Fear Factor

31 Jan

This week I sat and watched a number of people being evaluated on their presentation skills. And occasionally, my heart broke for a few people who not comfortable with public speaking, become stiff and paralyzed with fear as they spoke. You could tell there was an aspect of life or death threat in the experience – or at least a perception of life or death in the experience. 

Lately I’ve been thinking about what exactly makes us afraid as individuals and why this is so highly unique for all of us. I’ve been thinking about this because lately I’ve noticed a sense of this life or death type panic within myself related to experiences that simply don’t warrant such a reaction – and yet they do. For me, it isn’t public speaking that causes dread. On the contrary, I’m one of those odd balls that thrives on public speaking and pines for a microphone and platform. But I’ve noticed as my schedule gets amped up being in graduate school while working, every now and then I experience this sense of threat – what if I don’t get everything done and if I don’t get things done perfectly? Will I die? 

Now what is this? I am not a perfectionist. I am okay with things not always being the best. So why this intense fear? It’s quite bizarre actually and makes me think there is some residual thing from childhood rearing its head. I think it has to do with the fact that one of my classes (Greek) takes me totally outside my knowledge comfort zone. Like math, it’s something that you can’t really bullshit about and it’s not a natural skill for me. And so it brings in a level of insecurity that I don’t typically experience. And that insecurity = a feeling of life or death. There is also a ton of information and I feel like if I don’t learn EVERYTHING (every vocabulary word; every verb ending, etc), I’m going to go to the guillotine.
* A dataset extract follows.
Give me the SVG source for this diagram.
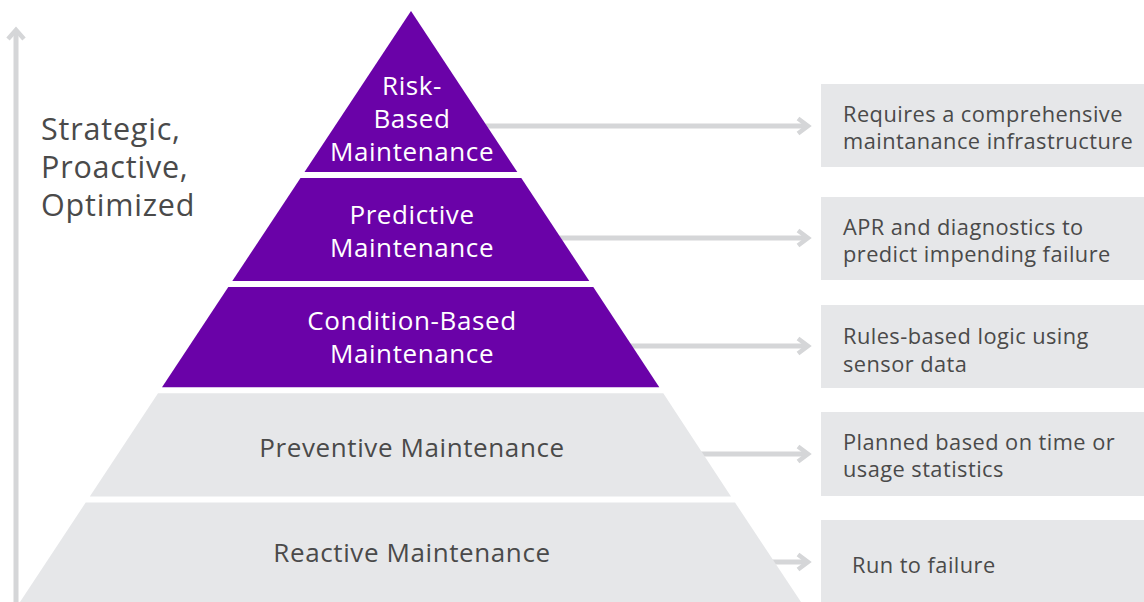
<svg xmlns="http://www.w3.org/2000/svg" width="1144" height="602" viewBox="0 0 1144 602">
  <style>
    .purple { fill: #6a02a8; }
    .grey { fill: #e6e7e9; }
    .box { fill: #e6e7e9; }
    .conn { stroke: #d5d6d8; stroke-width: 5; fill: none; }
    .head { stroke: #d5d6d8; stroke-width: 4.5; fill: none; stroke-linejoin: miter; stroke-linecap: butt; }
    .pt { font-family: "Open Sans", "Noto Sans", sans-serif; font-size: 26px; letter-spacing: 0.6px; text-anchor: middle; }
    .w { fill: #ffffff; }
    .d { fill: #4a4a4a; }
    .bt { font-family: "Open Sans", "Noto Sans", sans-serif; font-size: 21.8px; letter-spacing: 0.45px; fill: #4a4a4a; }
    .lt { font-family: "Open Sans", "Noto Sans", sans-serif; font-size: 30.5px; letter-spacing: 0.8px; fill: #4a4a4a; }
  </style>

  <g id="axis">
    <line class="conn" x1="16" y1="30" x2="16" y2="602"/>
    <polyline class="head" points="8,39 16,30 24,39"/>
    <text class="lt" x="41" y="140">Strategic,</text>
    <text class="lt" x="41" y="178">Proactive,</text>
    <text class="lt" x="41" y="216">Optimized</text>
  </g>

  <g id="connectors">
    <line class="conn" x1="420" y1="126" x2="808" y2="126"/>
    <polyline class="head" points="798,118.5 808,126 798,133.5"/>
    <line class="conn" x1="420" y1="238" x2="808" y2="238"/>
    <polyline class="head" points="798,230.5 808,238 798,245.5"/>
    <line class="conn" x1="420" y1="346" x2="808" y2="346"/>
    <polyline class="head" points="798,338.5 808,346 798,353.5"/>
    <line class="conn" x1="420" y1="454" x2="808" y2="454"/>
    <polyline class="head" points="798,446.5 808,454 798,461.5"/>
    <line class="conn" x1="420" y1="562" x2="808" y2="562"/>
    <polyline class="head" points="798,554.5 808,562 798,569.5"/>
  </g>

  <g id="tier-risk">
    <polygon class="purple" points="411,11 517.3,172 304.5,172"/>
    <text class="pt w" x="412" y="95">Risk-</text>
    <text class="pt w" x="412" y="128">Based</text>
    <text class="pt w" x="412" y="161">Maintenance</text>
  </g>
  <g id="tier-predictive">
    <polygon class="purple" points="300.5,178 521.3,178 589.3,281 232.3,281"/>
    <text class="pt w" x="412" y="224">Predictive</text>
    <text class="pt w" x="412" y="257">Maintenance</text>
  </g>
  <g id="tier-condition">
    <polygon class="purple" points="228.3,287 593.3,287 659.3,387.3 162,387.3"/>
    <text class="pt w" x="412" y="330">Condition-Based</text>
    <text class="pt w" x="412" y="363">Maintenance</text>
  </g>
  <g id="tier-preventive">
    <polygon class="grey" points="158,393.3 663.3,393.3 731,496.5 89.8,496.5"/>
    <text class="pt d" x="412" y="457">Preventive Maintenance</text>
  </g>
  <g id="tier-reactive">
    <polygon class="grey" points="85.7,502.5 735,502.5 801,602 20,602"/>
    <text class="pt d" x="412" y="562">Reactive Maintenance</text>
  </g>

  <g id="box-1">
    <rect class="box" x="821" y="84" width="323" height="83"/>
    <text class="bt" x="843" y="122">Requires a comprehensive</text>
    <text class="bt" x="843" y="149">maintanance infrastructure</text>
  </g>
  <g id="box-2">
    <rect class="box" x="821" y="197" width="323" height="83"/>
    <text class="bt" x="843" y="235">APR and diagnostics to</text>
    <text class="bt" x="843" y="262">predict impending failure</text>
  </g>
  <g id="box-3">
    <rect class="box" x="821" y="305" width="323" height="83"/>
    <text class="bt" x="843" y="344">Rules-based logic using</text>
    <text class="bt" x="843" y="372">sensor data</text>
  </g>
  <g id="box-4">
    <rect class="box" x="821" y="412" width="323" height="84"/>
    <text class="bt" x="843" y="450">Planned based on time or</text>
    <text class="bt" x="843" y="477">usage statistics</text>
  </g>
  <g id="box-5">
    <rect class="box" x="821" y="520" width="323" height="82"/>
    <text class="bt" x="852" y="573">Run to failure</text>
  </g>
</svg>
So you’re probably thinking I was raised in a pressure cooker household where my parents demanded academic excellence and hovered over my every test. Wrong. While it’s true I come from a family of academics, in my house learning stemmed from a genuine love of knowledge. No one pushed me into anything. I loved to learn and my parents were actually pretty hands off. And with the exception of math, learning came pretty organically. Nonetheless, somewhere my little mind construed that doing well brought love and attention – or at least mastery and control – whereas not knowing something like in math (or Greek), flirted with the unknown, being out of control, helpless and — in danger.

Trying to get to the root of this distortion is pointless. All that matters now is that I learn how to calm my nervous system so that I can get through Greek (and other classes while working) without the degree of stress I’m putting myself through. Yes, a little stress is good. It keeps us moving. It got me a tutor and an A- in Greek last quarter. But I must also learn to reassure myself that I am safe. It’s fine not to know everything. Nothing catastrophic is going to happen if I don’t. In fact, we learn best through our mistakes and when we’re relaxed. Plus, the chances of anyone learning an entire language in such a condensed amount of time is impossible. It’s just too much information. The important thing is that through the process, a chunk of the material actually sinks in. Learning does happen and is happening.

Because we all have these vulnerabilities in life – related to performance – to approval – to love – we must always be tender not only with those we instruct but also with ourselves. Watching colleagues stammer and look like deers caught in the headlights and helping a friend with some writing this week made me realize we all have our own weird histories related to showing up and being received. May we never stop having the courage to keep stepping out and taking it up a notch because fear also equals energy. Growth. And life.